Professionals from other industries, including nurses, doctors, barristers, cleaners, security workers and airline staff are also proposing to participate in strike action over similar disputes in the coming months. As a result, the government has stepped in to announce measures to reduce the impact of strike action on businesses and members of the public alike.
Regulation 7 of the Conduct of Employment Agencies and Employment Businesses Regulations 2003 prohibits the hiring of a temporary worker to perform the duties normally performed by a striking worker. The government have proposed to overturn this, with legislation expected to come into effect in mid-July. The proposed changes will allow employers to bring in outside staff, should they choose to do so. This would in turn make it harder for unions to use strikes as a way to force employers’ hands in negotiations, since there would be minimised disruption to business operations.
However, unions have criticised the move and raised concerns over the health and safety of those who must work with agency staff, and to the public as a whole, due to the potential that they will be less qualified and less experienced.

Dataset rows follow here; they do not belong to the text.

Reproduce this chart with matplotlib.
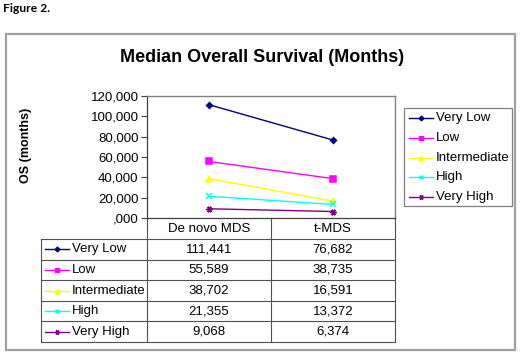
import matplotlib
matplotlib.use("Agg")
import matplotlib.pyplot as plt
from matplotlib.lines import Line2D
from matplotlib.patches import Rectangle

plt.rcParams['font.family'] = ['Liberation Sans', 'DejaVu Sans']

categories = ["De novo MDS", "t-MDS"]
series_names = ["Very Low", "Low", "Intermediate", "High", "Very High"]
very_low = [111.441, 76.682]
low = [55.589, 38.735]
intermediate = [38.702, 16.591]
high = [21.355, 13.372]
very_high = [9.068, 6.374]
series_values = [very_low, low, intermediate, high, very_high]
y_ticks = [0, 20, 40, 60, 80, 100, 120]

colors = ["#000080", "#FF00FF", "#FFFF00", "#00FFFF", "#800080"]
markers = ["D", "s", "^", "x", (6, 2, 90)]
msizes = [3.0, 3.8, 4.2, 4.2, 4.5]

def fmt(v):
    s = f"{v:.3f}".replace(".", ",")
    if s.startswith("0,"):
        s = s[1:]
    return s

W, H = 520, 356
fig = plt.figure(figsize=(W / 100, H / 100), dpi=100)

bg = fig.add_axes([0, 0, 1, 1])
bg.set_xlim(0, W)
bg.set_ylim(H, 0)
bg.axis("off")

def px_axes(l, t, r, b):
    return [l / W, (H - b) / H, (r - l) / W, (b - t) / H]

PL, PT, PR, PB = 147, 96, 395, 218
ax = fig.add_axes(px_axes(PL, PT, PR, PB))
ax.set_zorder(2)
ax.patch.set_alpha(0)

xs = [0.5, 1.5]
for name, vals, c, m, ms in zip(series_names, series_values, colors, markers, msizes):
    ax.plot(xs, vals, color=c, marker=m, markersize=ms, lw=1.0,
            markeredgewidth=1.1, label=name, clip_on=False)

ax.set_xlim(0, 2)
ax.set_ylim(0, 120)
ax.set_yticks(y_ticks)
ax.set_yticklabels([fmt(v) for v in y_ticks], fontsize=9.5)
ax.set_xticks([])
ax.tick_params(axis="y", length=4, width=0.8, color="#404040", pad=2)
for s in ["top", "right"]:
    ax.spines[s].set_color("#808080")
    ax.spines[s].set_linewidth(1.0)
ax.spines["left"].set_color("#404040")
ax.spines["bottom"].set_color("#404040")
ax.spines["left"].set_linewidth(0.9)
ax.spines["bottom"].set_linewidth(0.9)

# Outer chart border
bg.add_patch(Rectangle((6, 34), 509, 316, fill=False, edgecolor="#a0a0a0", lw=1.6))

# Figure label
bg.text(3, 9, "Figure 2.", fontsize=8.7, fontweight="bold", family=["Lato", "DejaVu Sans"],
        ha="left", va="center")

# Title
bg.text(262, 58, "Median Overall Survival (Months)", fontsize=13, fontweight="bold",
        ha="center", va="center")

# Y label
bg.text(26, 145, "OS (months)", fontsize=9, fontweight="bold", rotation=90,
        ha="center", va="center")

# Data table
TL = 41
row_edges = [239, 259.6, 280.2, 300.8, 321.4, 342]
col_x = [PL, (PL + PR) / 2, PR]
lc = "#505050"
lw = 0.8
for x in col_x:
    bg.plot([x, x], [PB, row_edges[-1]], color=lc, lw=lw)
bg.plot([TL, TL], [row_edges[0], row_edges[-1]], color=lc, lw=lw)
for y in row_edges:
    bg.plot([TL, PR], [y, y], color=lc, lw=lw)

centers = [(col_x[0] + col_x[1]) / 2, (col_x[1] + col_x[2]) / 2]
for cx, cat in zip(centers, categories):
    bg.text(cx, (PB + row_edges[0]) / 2, cat, fontsize=9.5, ha="center", va="center")

for i, (name, vals, c, m, ms) in enumerate(zip(series_names, series_values, colors, markers, msizes)):
    yc = (row_edges[i] + row_edges[i + 1]) / 2
    bg.add_line(Line2D([45, 69], [yc, yc], color=c, lw=1.0))
    bg.add_line(Line2D([57], [yc], color=c, marker=m, markersize=ms * 0.8, markeredgewidth=1.0))
    bg.text(72, yc, name, fontsize=9.5, ha="left", va="center")
    for cx, v in zip(centers, vals):
        bg.text(cx, yc, fmt(v), fontsize=9.5, ha="center", va="center")

# Legend
LL, LT, LR, LB = 404, 108, 512, 206
bg.add_patch(Rectangle((LL, LT), LR - LL, LB - LT, fill=False, edgecolor="#808080", lw=0.9))
leg_y = [118, 138, 158, 177, 197]
for name, c, m, ms, yc in zip(series_names, colors, markers, msizes, leg_y):
    bg.add_line(Line2D([409, 433], [yc, yc], color=c, lw=1.0))
    bg.add_line(Line2D([421], [yc], color=c, marker=m, markersize=ms * 0.8, markeredgewidth=1.0))
    bg.text(436, yc, name, fontsize=9.5, ha="left", va="center")

fig.savefig("out.png", dpi=100)
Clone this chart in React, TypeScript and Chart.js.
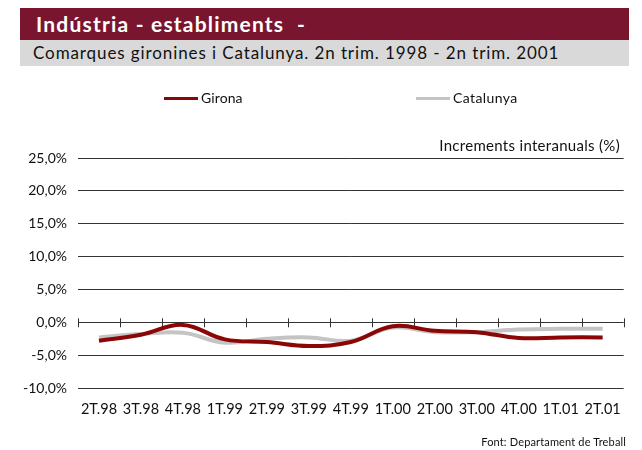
import React, { useEffect, useRef } from "react";
import { Chart, registerables } from "chart.js";

Chart.register(...registerables);

const categories = ["2T.98", "3T.98", "4T.98", "1T.99", "2T.99", "3T.99", "4T.99", "1T.00", "2T.00", "3T.00", "4T.00", "1T.01", "2T.01"];
const gironaValues = [-2.8, -1.9, -0.4, -2.6, -3.0, -3.6, -3.0, -0.6, -1.3, -1.5, -2.4, -2.3, -2.3];
const catalunyaValues = [-2.3, -1.8, -1.6, -3.1, -2.5, -2.3, -2.8, -0.8, -1.5, -1.5, -1.1, -1.0, -1.0];
const yTicks = [-10, -5, 0, 5, 10, 15, 20, 25];

const FONT = "Lato, 'DejaVu Sans', sans-serif";
const GIRONA = "#8b0606";
const CATALUNYA = "#c4c4c4";

const zeroTicks = {
  id: "zeroTicks",
  beforeDatasetsDraw(chart: any) {
    const { ctx, scales } = chart;
    const x = scales.x;
    const y = scales.y;
    const y0 = y.getPixelForValue(0);
    const n = categories.length;
    const step = (x.right - x.left) / n;
    ctx.save();
    ctx.strokeStyle = "#333";
    ctx.lineWidth = 1;
    for (let i = 0; i <= n; i++) {
      const px = Math.round(x.left + i * step) + 0.5;
      ctx.beginPath();
      ctx.moveTo(px, y0 - 4);
      ctx.lineTo(px, y0 + 5);
      ctx.stroke();
    }
    ctx.restore();
  },
};

export default function App() {
  const ref = useRef<HTMLCanvasElement>(null);
  useEffect(() => {
    if (!ref.current) return;
    const chart = new Chart(ref.current, {
      type: "line",
      data: {
        labels: categories,
        datasets: [
          {
            label: "Girona",
            data: gironaValues,
            borderColor: GIRONA,
            backgroundColor: GIRONA,
            borderWidth: 4,
            pointRadius: 0,
            tension: 0.4,
          },
          {
            label: "Catalunya",
            data: catalunyaValues,
            borderColor: CATALUNYA,
            backgroundColor: CATALUNYA,
            borderWidth: 4,
            pointRadius: 0,
            tension: 0.4,
          },
        ],
      },
      plugins: [zeroTicks],
      options: {
        animation: false,
        responsive: false,
        maintainAspectRatio: false,
        layout: { padding: { top: 150, right: 6, bottom: 0, left: 0 } },
        plugins: { legend: { display: false }, tooltip: { enabled: false } },
        scales: {
          x: {
            type: "category",
            offset: true,
            grid: { display: false, drawTicks: false },
            border: { display: false },
            ticks: { color: "#111", font: { family: FONT, size: 14.5 }, padding: 13, maxRotation: 0, autoSkip: false },
            afterFit(s: any) { s.height = 54; },
          },
          y: {
            min: -10,
            max: 25,
            afterBuildTicks(s: any) { s.ticks = yTicks.map((v) => ({ value: v })); },
            grid: { color: "#333", lineWidth: 1, drawTicks: false },
            border: { display: false },
            ticks: {
              color: "#111",
              font: { family: FONT, size: 14 },
              padding: 11,
              callback: (v: any) => Number(v).toFixed(1).replace(".", ",") + "%",
            },
            afterFit(s: any) { s.width = 70; },
          },
        },
      },
    });
    return () => chart.destroy();
  }, []);

  const text: React.CSSProperties = { position: "absolute", fontFamily: FONT, color: "#111", whiteSpace: "nowrap" };

  return (
    <div style={{ position: "relative", width: 626, height: 442 }}>
      <canvas ref={ref} width={626} height={434} style={{ position: "absolute", left: 0, top: 0 }} />
      <div style={{ position: "absolute", left: 12, top: 0, width: 609, height: 32, background: "#7a1530" }} />
      <div style={{ ...text, left: 28, top: 3, fontSize: 21, fontWeight: 700, color: "#fff", letterSpacing: 1.2, lineHeight: "26px" }}>
        Indústria - establiments&nbsp; -
      </div>
      <div style={{ position: "absolute", left: 12, top: 32, width: 609, height: 26, background: "#d9d9d9" }} />
      <div style={{ ...text, left: 25, top: 34, fontSize: 17, lineHeight: "22px", letterSpacing: 0.9 }}>
        Comarques gironines i Catalunya. 2n trim. 1998 - 2n trim. 2001
      </div>
      <div style={{ position: "absolute", left: 156, top: 89, width: 34, height: 3, background: GIRONA }} />
      <div style={{ ...text, left: 193, top: 81, fontSize: 14, lineHeight: "18px", letterSpacing: 0.1 }}>Girona</div>
      <div style={{ position: "absolute", left: 408, top: 89, width: 34, height: 3, background: CATALUNYA }} />
      <div style={{ ...text, left: 445, top: 81, fontSize: 14, lineHeight: "18px", letterSpacing: 0.4 }}>Catalunya</div>
      <div style={{ ...text, right: 14, top: 128, fontSize: 15, lineHeight: "18px", letterSpacing: 0.3 }}>Increments interanuals (%)</div>
      <div style={{ ...text, right: 8, top: 427, fontSize: 11, lineHeight: "14px", letterSpacing: 0.15 }}>Font: Departament de Treball</div>
    </div>
  );
}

It appears the government considered this in their proposed legislative changes since they highlighted in a statement that employers will be able to hire “trained” and “skilled” temporary workers. Despite this, it will remain an employer’s responsibility to ensure those who they bring into the business have the necessary skills and qualifications to fulfil the duties of their role safely and efficiently.
To make this transition as smooth as possible, employers may want to consider building connections with reputable agencies to ensure the workers which are provided are able to meet the demands of the service. It may also be beneficial to liaise with learning and development experts to create a training programme which effectively prepares temporary staff to cover key roles. A full induction process may not be possible due time constraints, so a tailored orientation can be useful for all.
Separately, the Transport Secretary, Grant Shapps, highlighted intentions to change the law to require a minimum number of workers to continue working during strike action in order for the strike to be lawful. If the union could not establish a minimum pool of workers to remain in place, the strike would not be allowed to go ahead. It’s hoped this would protect essential operations, including travel routes so people can get to work and freight shipments so fuel and food deliveries can be made. Whilst this is not a new commitment, having previously been made in the 2019 Conservative manifesto, it has now come back on the agenda. However, there is no indication of when the proposed new law will be consulted on or if it will definitely come into effect.